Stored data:
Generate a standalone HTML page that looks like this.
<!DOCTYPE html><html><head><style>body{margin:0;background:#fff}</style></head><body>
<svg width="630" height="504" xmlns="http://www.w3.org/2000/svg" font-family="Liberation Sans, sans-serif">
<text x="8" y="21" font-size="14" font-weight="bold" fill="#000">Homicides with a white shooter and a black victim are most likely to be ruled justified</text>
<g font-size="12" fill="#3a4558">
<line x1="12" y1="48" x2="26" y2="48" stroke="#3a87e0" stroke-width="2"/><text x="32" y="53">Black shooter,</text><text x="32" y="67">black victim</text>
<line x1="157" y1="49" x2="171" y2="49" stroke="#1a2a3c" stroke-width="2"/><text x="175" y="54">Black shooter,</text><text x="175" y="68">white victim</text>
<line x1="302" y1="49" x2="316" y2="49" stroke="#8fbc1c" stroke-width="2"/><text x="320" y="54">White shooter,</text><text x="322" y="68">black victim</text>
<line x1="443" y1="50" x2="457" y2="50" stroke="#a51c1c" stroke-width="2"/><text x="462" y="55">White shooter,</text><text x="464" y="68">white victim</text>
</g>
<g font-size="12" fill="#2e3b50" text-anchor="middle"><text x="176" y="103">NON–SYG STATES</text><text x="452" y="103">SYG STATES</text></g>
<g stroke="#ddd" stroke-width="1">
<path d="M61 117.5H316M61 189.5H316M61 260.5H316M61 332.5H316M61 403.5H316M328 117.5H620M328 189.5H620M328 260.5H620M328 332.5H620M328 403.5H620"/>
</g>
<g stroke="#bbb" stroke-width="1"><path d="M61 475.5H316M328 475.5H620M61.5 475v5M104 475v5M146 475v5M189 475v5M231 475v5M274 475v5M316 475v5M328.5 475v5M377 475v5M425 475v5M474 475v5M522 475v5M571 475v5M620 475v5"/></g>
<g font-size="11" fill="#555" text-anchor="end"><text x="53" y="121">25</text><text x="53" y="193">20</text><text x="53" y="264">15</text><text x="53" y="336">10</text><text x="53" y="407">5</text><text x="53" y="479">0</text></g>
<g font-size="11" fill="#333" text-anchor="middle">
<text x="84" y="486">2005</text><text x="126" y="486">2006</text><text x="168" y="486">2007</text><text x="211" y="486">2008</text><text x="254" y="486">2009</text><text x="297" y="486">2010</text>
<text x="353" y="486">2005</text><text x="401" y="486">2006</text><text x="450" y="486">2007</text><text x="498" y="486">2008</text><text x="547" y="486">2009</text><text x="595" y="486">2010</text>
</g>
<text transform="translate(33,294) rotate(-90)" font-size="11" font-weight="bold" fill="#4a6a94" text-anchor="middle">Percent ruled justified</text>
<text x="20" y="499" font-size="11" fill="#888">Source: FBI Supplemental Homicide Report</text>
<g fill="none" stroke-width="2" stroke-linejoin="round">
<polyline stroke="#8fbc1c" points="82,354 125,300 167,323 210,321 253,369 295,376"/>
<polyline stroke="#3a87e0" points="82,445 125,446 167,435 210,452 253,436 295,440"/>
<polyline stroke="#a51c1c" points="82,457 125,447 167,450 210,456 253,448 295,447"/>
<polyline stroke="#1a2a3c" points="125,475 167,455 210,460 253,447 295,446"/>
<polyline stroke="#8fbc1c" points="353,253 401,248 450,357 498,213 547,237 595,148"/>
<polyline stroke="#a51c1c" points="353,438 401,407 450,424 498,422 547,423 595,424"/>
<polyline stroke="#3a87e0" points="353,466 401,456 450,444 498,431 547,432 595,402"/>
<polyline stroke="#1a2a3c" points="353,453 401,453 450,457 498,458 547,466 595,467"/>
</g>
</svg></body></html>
--
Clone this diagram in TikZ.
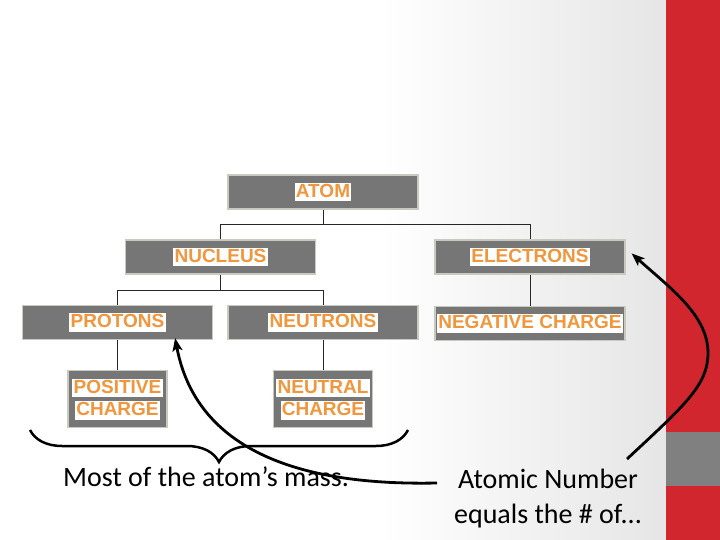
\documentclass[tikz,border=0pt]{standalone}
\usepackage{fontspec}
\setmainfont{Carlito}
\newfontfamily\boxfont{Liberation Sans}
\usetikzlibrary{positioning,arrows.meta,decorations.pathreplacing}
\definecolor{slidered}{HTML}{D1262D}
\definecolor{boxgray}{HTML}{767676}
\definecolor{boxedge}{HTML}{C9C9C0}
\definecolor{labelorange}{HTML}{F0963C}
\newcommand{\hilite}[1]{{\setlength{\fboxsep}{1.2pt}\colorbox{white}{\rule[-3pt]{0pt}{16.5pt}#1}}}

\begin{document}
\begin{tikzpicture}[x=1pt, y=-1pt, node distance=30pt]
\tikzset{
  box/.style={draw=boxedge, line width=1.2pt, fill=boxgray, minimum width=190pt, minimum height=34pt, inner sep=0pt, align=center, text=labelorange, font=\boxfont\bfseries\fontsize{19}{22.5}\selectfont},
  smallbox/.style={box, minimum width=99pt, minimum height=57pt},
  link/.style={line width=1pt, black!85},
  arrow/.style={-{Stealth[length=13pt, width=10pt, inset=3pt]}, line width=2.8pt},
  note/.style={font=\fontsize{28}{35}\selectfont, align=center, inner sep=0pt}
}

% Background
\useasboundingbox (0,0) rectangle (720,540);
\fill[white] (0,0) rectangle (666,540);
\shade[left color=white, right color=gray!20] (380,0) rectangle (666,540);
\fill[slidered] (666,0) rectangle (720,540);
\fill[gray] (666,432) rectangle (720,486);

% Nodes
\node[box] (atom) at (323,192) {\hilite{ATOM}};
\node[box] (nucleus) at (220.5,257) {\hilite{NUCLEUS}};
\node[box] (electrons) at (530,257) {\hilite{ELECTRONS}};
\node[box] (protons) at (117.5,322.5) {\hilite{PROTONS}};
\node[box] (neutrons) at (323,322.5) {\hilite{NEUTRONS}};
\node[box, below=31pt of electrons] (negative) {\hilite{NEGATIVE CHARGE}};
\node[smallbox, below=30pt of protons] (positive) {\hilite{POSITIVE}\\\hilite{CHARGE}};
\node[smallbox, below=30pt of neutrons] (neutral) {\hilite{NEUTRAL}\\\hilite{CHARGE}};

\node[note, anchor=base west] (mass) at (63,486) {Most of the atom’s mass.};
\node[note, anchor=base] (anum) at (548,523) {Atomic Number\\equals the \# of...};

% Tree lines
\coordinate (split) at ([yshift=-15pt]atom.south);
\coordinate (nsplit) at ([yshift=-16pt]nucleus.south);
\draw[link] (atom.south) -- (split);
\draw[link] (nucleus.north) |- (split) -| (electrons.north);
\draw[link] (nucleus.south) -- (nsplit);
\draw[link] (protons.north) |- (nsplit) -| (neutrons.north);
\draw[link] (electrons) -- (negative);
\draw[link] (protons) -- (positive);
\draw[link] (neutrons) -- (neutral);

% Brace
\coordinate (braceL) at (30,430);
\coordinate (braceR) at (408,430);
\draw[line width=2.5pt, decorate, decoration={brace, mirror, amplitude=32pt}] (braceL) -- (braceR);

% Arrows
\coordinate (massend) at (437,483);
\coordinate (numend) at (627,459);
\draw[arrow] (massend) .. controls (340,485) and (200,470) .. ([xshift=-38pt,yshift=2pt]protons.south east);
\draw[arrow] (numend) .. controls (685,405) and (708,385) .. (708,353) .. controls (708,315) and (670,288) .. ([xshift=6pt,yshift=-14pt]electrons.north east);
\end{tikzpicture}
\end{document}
==
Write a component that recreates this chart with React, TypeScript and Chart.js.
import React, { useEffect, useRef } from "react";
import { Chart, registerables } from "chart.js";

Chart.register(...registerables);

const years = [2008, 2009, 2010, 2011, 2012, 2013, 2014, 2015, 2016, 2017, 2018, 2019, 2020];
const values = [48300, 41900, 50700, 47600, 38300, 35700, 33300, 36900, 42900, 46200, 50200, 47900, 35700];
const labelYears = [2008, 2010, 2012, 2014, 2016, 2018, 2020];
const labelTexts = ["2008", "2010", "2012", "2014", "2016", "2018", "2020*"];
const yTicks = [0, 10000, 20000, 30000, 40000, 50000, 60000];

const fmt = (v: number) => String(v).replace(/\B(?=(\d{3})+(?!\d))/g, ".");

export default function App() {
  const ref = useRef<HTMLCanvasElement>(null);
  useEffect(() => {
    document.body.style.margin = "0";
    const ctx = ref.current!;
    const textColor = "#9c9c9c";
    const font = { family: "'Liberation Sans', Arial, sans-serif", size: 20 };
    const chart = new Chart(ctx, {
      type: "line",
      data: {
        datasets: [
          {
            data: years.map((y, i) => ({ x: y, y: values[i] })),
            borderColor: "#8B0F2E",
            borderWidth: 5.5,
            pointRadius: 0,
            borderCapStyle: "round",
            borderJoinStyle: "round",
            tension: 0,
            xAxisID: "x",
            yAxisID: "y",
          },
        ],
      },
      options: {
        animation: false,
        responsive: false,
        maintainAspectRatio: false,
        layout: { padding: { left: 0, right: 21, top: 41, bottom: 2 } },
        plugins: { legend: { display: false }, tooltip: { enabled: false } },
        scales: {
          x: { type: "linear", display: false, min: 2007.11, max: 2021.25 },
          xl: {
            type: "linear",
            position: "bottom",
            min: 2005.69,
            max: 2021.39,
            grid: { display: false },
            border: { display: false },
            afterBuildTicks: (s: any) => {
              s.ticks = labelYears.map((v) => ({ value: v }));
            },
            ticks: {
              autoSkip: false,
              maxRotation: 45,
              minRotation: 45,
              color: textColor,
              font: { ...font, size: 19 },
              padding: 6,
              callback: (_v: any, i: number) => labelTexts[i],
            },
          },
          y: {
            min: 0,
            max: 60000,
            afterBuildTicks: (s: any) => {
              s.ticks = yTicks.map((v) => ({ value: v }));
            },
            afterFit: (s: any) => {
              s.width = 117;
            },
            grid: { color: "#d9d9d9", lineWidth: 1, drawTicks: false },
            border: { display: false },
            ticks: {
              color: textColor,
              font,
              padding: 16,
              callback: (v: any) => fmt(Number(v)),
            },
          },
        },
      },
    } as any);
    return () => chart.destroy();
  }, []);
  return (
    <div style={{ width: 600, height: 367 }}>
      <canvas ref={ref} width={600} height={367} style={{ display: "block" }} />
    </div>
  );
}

→ Problem to solve: Each line holding the word "React" counts once; report the total and nothing else.

→ Task output: 2